#### [Short exercise]
Give the material once more, word for word, without any images.

#### [Supplied information]
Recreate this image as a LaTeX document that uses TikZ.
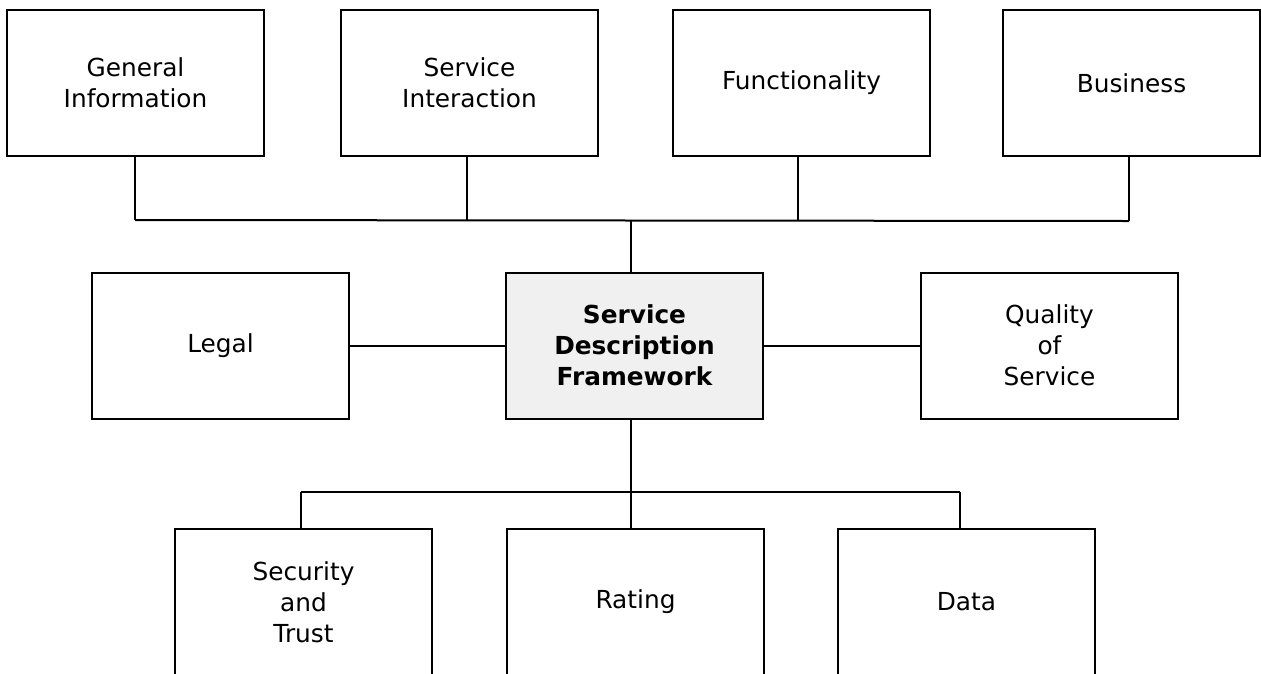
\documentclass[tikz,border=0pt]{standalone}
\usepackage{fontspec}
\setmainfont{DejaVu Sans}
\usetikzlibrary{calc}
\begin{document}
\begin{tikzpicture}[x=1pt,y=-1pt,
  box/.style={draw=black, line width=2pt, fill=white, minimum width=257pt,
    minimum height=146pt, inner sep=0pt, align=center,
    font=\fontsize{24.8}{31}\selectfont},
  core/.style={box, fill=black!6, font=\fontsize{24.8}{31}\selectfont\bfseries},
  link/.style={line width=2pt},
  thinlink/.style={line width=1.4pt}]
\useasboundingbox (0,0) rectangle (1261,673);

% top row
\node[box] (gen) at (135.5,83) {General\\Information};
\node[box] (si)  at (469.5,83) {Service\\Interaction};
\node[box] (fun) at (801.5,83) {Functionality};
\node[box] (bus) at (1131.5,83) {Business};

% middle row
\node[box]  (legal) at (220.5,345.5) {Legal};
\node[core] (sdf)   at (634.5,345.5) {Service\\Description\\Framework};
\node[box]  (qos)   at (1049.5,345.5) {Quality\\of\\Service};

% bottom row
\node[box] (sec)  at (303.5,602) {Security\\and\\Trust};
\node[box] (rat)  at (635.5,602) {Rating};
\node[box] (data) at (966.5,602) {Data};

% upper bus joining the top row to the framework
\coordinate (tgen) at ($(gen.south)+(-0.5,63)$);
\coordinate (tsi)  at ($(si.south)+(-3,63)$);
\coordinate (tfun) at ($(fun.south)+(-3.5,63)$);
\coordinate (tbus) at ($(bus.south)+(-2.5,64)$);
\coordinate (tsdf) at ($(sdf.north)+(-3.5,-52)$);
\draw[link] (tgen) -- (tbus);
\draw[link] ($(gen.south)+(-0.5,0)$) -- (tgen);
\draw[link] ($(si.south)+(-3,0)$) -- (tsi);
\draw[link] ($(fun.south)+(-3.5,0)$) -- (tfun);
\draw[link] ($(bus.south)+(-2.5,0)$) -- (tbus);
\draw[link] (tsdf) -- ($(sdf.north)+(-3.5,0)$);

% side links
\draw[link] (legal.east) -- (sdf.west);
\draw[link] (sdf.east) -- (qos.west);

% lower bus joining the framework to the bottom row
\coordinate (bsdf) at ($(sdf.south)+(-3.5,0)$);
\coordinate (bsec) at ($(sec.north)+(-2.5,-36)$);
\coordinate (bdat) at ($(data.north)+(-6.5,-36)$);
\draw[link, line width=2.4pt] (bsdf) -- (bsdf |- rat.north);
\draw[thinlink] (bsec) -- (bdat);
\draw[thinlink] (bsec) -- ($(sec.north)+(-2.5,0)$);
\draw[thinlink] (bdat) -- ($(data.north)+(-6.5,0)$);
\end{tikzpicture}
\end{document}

#### [Answer for this exercise]
Recreate this image as a LaTeX document that uses TikZ.
\documentclass[tikz,border=0pt]{standalone}
\usepackage{fontspec}
\setmainfont{DejaVu Sans}
\usetikzlibrary{calc}
\begin{document}
\begin{tikzpicture}[x=1pt,y=-1pt,
  box/.style={draw=black, line width=2pt, fill=white, minimum width=257pt,
    minimum height=146pt, inner sep=0pt, align=center,
    font=\fontsize{24.8}{31}\selectfont},
  core/.style={box, fill=black!6, font=\fontsize{24.8}{31}\selectfont\bfseries},
  link/.style={line width=2pt},
  thinlink/.style={line width=1.4pt}]
\useasboundingbox (0,0) rectangle (1261,673);

% top row
\node[box] (gen) at (135.5,83) {General\\Information};
\node[box] (si)  at (469.5,83) {Service\\Interaction};
\node[box] (fun) at (801.5,83) {Functionality};
\node[box] (bus) at (1131.5,83) {Business};

% middle row
\node[box]  (legal) at (220.5,345.5) {Legal};
\node[core] (sdf)   at (634.5,345.5) {Service\\Description\\Framework};
\node[box]  (qos)   at (1049.5,345.5) {Quality\\of\\Service};

% bottom row
\node[box] (sec)  at (303.5,602) {Security\\and\\Trust};
\node[box] (rat)  at (635.5,602) {Rating};
\node[box] (data) at (966.5,602) {Data};

% upper bus joining the top row to the framework
\coordinate (tgen) at ($(gen.south)+(-0.5,63)$);
\coordinate (tsi)  at ($(si.south)+(-3,63)$);
\coordinate (tfun) at ($(fun.south)+(-3.5,63)$);
\coordinate (tbus) at ($(bus.south)+(-2.5,64)$);
\coordinate (tsdf) at ($(sdf.north)+(-3.5,-52)$);
\draw[link] (tgen) -- (tbus);
\draw[link] ($(gen.south)+(-0.5,0)$) -- (tgen);
\draw[link] ($(si.south)+(-3,0)$) -- (tsi);
\draw[link] ($(fun.south)+(-3.5,0)$) -- (tfun);
\draw[link] ($(bus.south)+(-2.5,0)$) -- (tbus);
\draw[link] (tsdf) -- ($(sdf.north)+(-3.5,0)$);

% side links
\draw[link] (legal.east) -- (sdf.west);
\draw[link] (sdf.east) -- (qos.west);

% lower bus joining the framework to the bottom row
\coordinate (bsdf) at ($(sdf.south)+(-3.5,0)$);
\coordinate (bsec) at ($(sec.north)+(-2.5,-36)$);
\coordinate (bdat) at ($(data.north)+(-6.5,-36)$);
\draw[link, line width=2.4pt] (bsdf) -- (bsdf |- rat.north);
\draw[thinlink] (bsec) -- (bdat);
\draw[thinlink] (bsec) -- ($(sec.north)+(-2.5,0)$);
\draw[thinlink] (bdat) -- ($(data.north)+(-6.5,0)$);
\end{tikzpicture}
\end{document}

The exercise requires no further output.